Canaccord Genuity analyst Gary Lampard believes that's pretty wise thinking. He doesn't advise betting that another rival bid will emerge for Equinox. But he does see good reason to believe the Chinese will have to pay more to convince shareholders to go along with the offer.

China's deep pockets, low cost of capital, and hunger for commodities to feed its surging industrial growth will probably mean it won't have much problem outbidding Western companies in any bidding war, analysts have stated.

Mr. Lampard also notes a precedent that was set back in 2009 in China Minmetals' acquisition of assets from Australian miner OZ Minerals. To be successful, it had to offer a 14 per cent sweetener (as well as exclude assets from an initial $2.6-billion (Australia) takeover offer for the company because of national security concerns.)

"Given the strategic value to China of resources acquisitions, we do not expect to see a rival bid for Equinox. However, we do see the case for a higher offer price," he said.

Upside: Mr. Lampard raised his target price to $8 from $6.75, although he downgraded the stock to a "speculative buy" from a "buy."
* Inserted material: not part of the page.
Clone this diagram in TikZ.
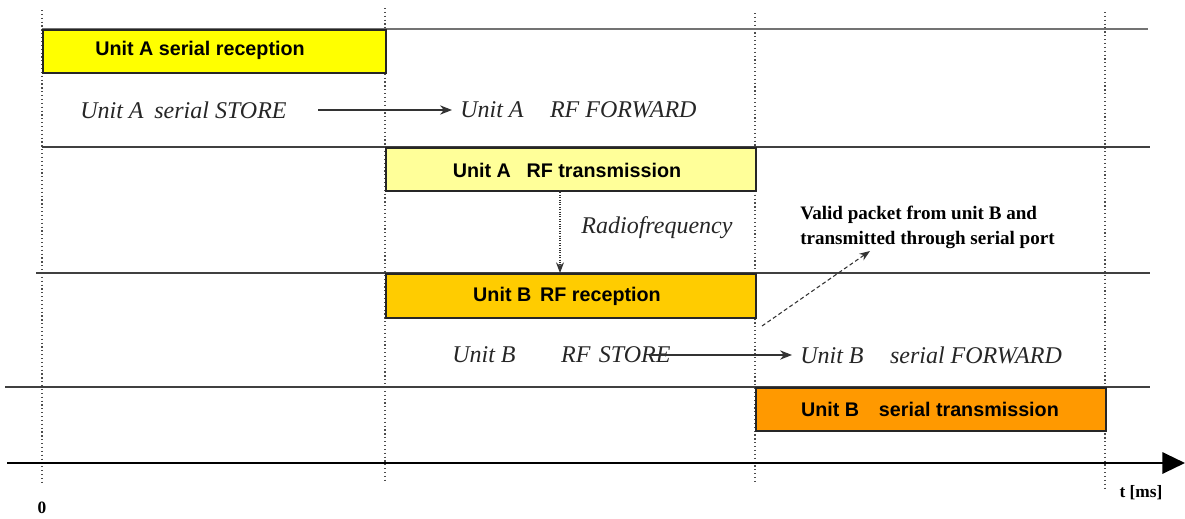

The rise in his target price comes despite lowering his expectations for the price of copper . In 2011, he now sees an average price of $4.42 (U.S.) per pound, falling to an average of $4.38 in 2012. That cuts his 2011 earnings before interest, taxes, depreciation and amortization estimate to $921-million from $1.042-billion, and his 2012 estimate to $1.125-billion from $1.274-billion.